After extended private negotiations last week, the four top lawmakers on the joint
inquiry
agreed among themselves on the most important recommendations to include in the final
report. They now tentatively plan to present a draft to the full panel for a vote as
early as
Tuesday. The four lawmakers -- Sen. Bob Graham, D-Fla.; Sen. Richard Shelby, R-Ala.;
Rep. Porter Goss, R-Fla.; and Rep. Nancy Pelosi, D-San Francisco -- are expected to
confer
again on Monday to review a written draft of the report that includes the
recommendations
they settled on last week.
Officials cautioned that it was unclear how their draft would be received by the
committee's
other members, or whether it would be revised as they sought a consensus.

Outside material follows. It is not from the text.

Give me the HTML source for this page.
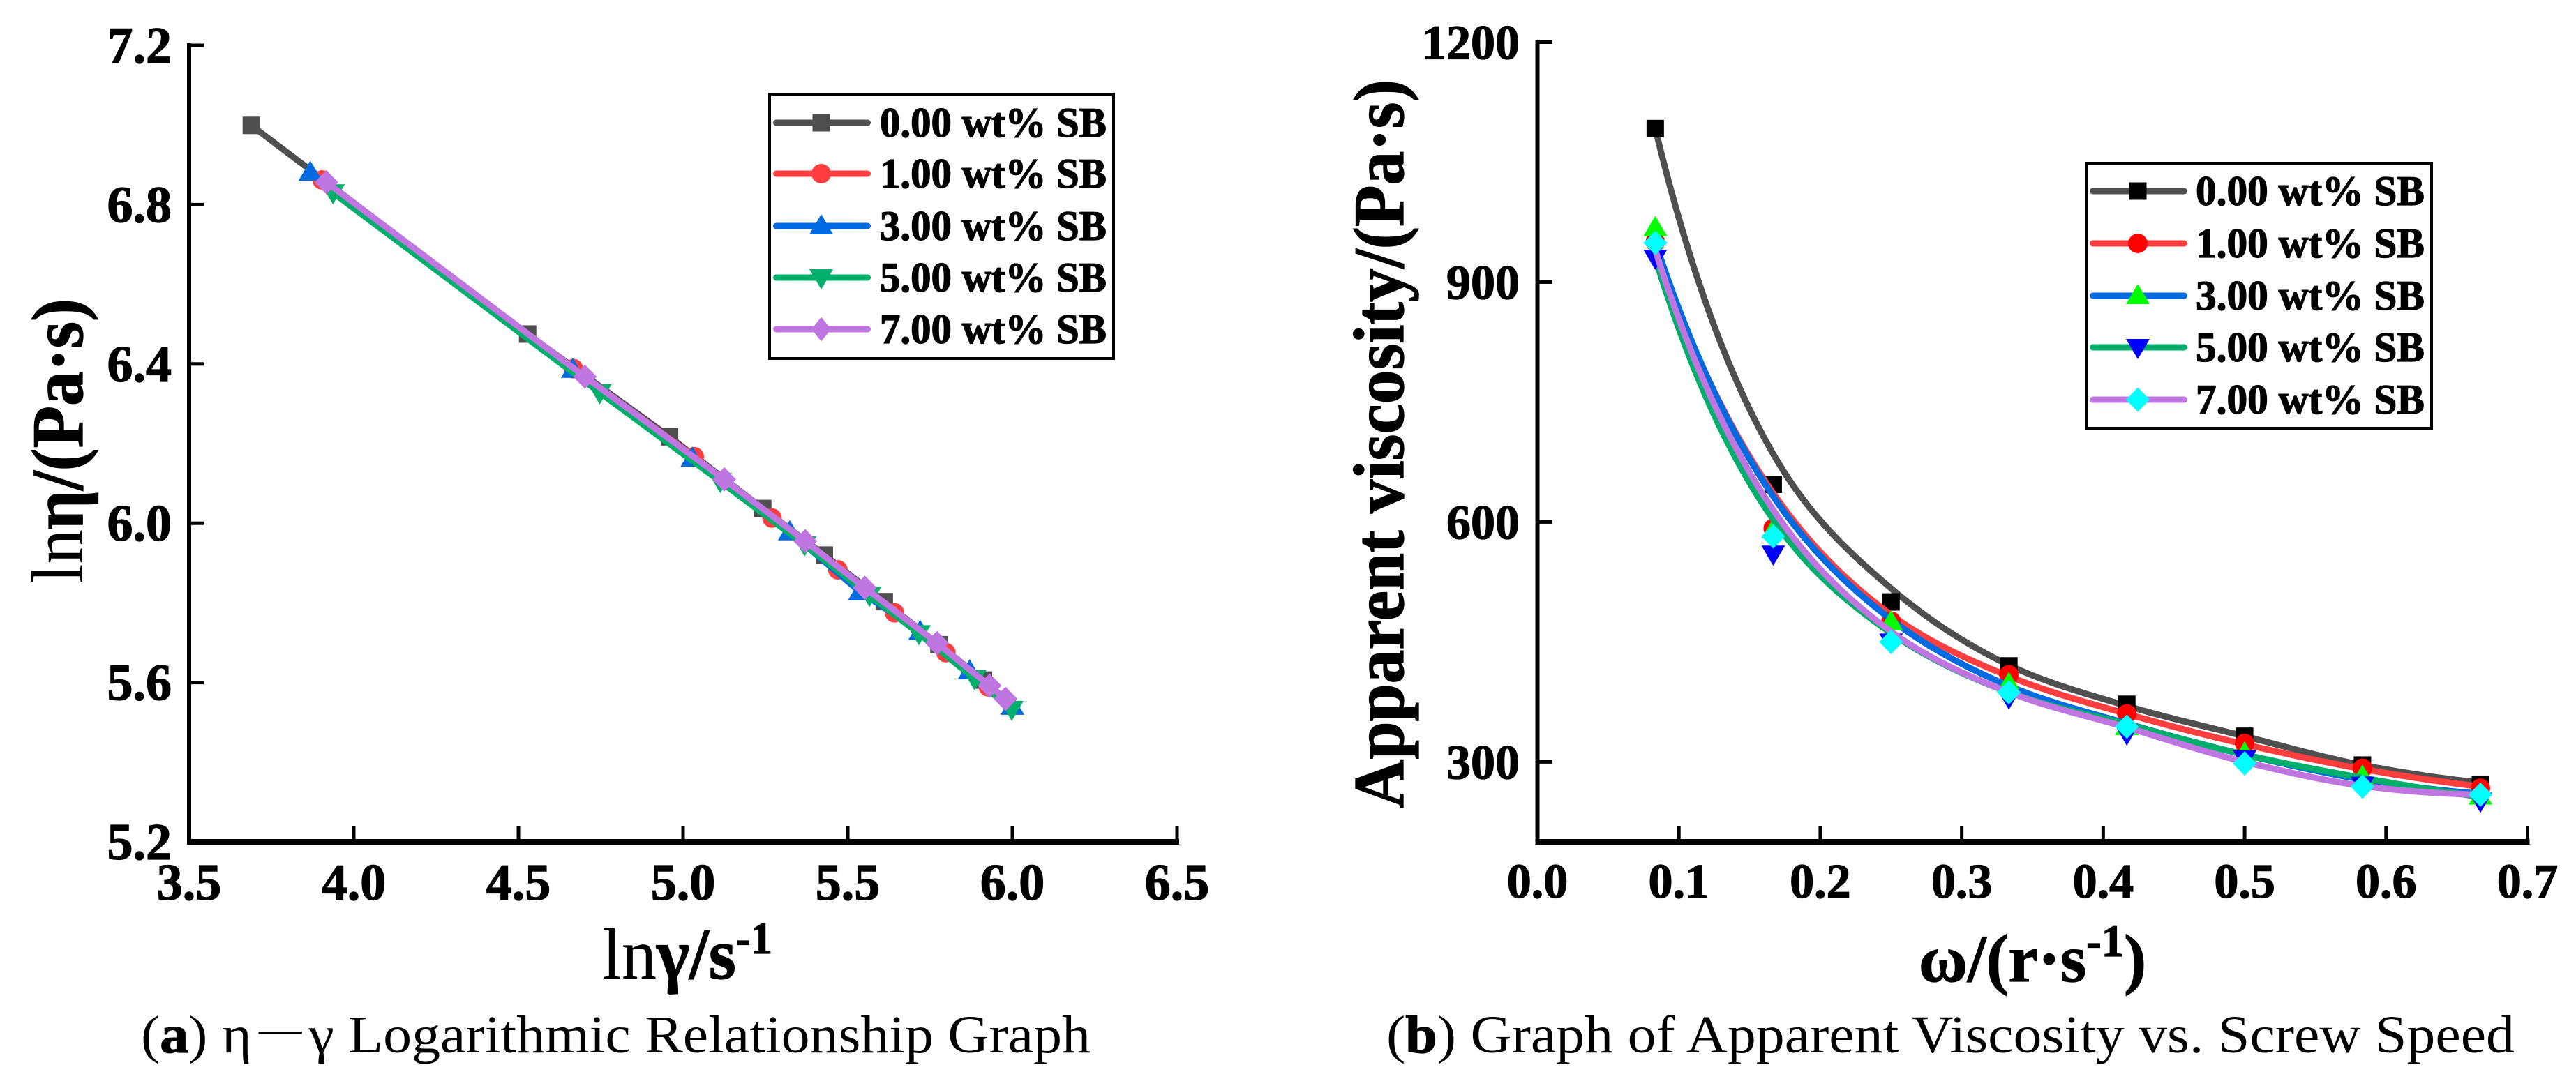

The leaders stopped short of endorsing one of the most contentious ideas for
intelligence
change being widely debated in Washington -- the creation of an additional domestic
intelligence agency like the British MI-5 -- even as they recognized the FBI's
weaknesses in
conducting domestic counterterrorism operations.
The idea of creating an American version of MI-5 has gained support as the Bush
administration, Congress and outside experts have all tried to grapple with the
difficulties of
tracking terrorists once they are inside the United States.
Widespread criticism of the FBI's performance before Sept. 11 raised questions about
whether counterterrorism operations should be stripped from the bureau and turned over
to an independent agency. But deep concerns over civil liberties and other
constitutional
issues have made the administration and Congress reluctant to endorse the idea.
The proposal to create a director of national intelligence closely mirrors legislation
introduced last summer by Sen. Dianne Feinstein, D-Calif. Feinstein said in June that a
director of national intelligence was necessary to "coordinate our intelligence and
anti-
terrorism efforts" and to make certain that "the sort of communication problems that
prevented the various elements of our intelligence community from working together
effectively before Sept. 11 never happen again."
One person, the director of central intelligence, is supposed to have authority over
the
entire American intelligence community, including the CIA. In reality, however, the
director
is most directly responsible for managing the CIA, while other agencies within the vast
intelligence community have day- to-day managers of their own. Many of those agencies
are part of the Defense Department, and so the secretary of defense controls their
purse
strings, drastically limiting the intelligence director's influence over them.
There have been many proposals from Congress and independent commissions in recent
years calling for changes in the role of the director of central intelligence. Some of
those
have called for addressing one of the major complaints of central intelligence
directors in
the past -- that they had responsibility for the entire intelligence community but
lacked
budget power over most of it.
The proposal to create a director of national intelligence tries to address the
problems by
splitting the job in two.
The national intelligence director would have authority over the broad intelligence
community, including the allocation of resources. The central intelligence director,
meanwhile, would be responsible only for the CIA itself.
That would free the central intelligence director to concentrate only on whether the
agency
was doing the hard day-to-day work of counterterrorism.
But questions remain over just how powerful a new director of national intelligence
would
be. The leaders of the joint inquiry plan to propose that the new national intelligence
director would review and approve budgets for the intelligence community, but it is
unclear
whether that would reduce the secretary of defense's budget authority over military
intelligence agencies.
Officials at the CIA and the FBI said they had not yet seen the recommendations
proposed
by the congressional leaders, and so could not comment.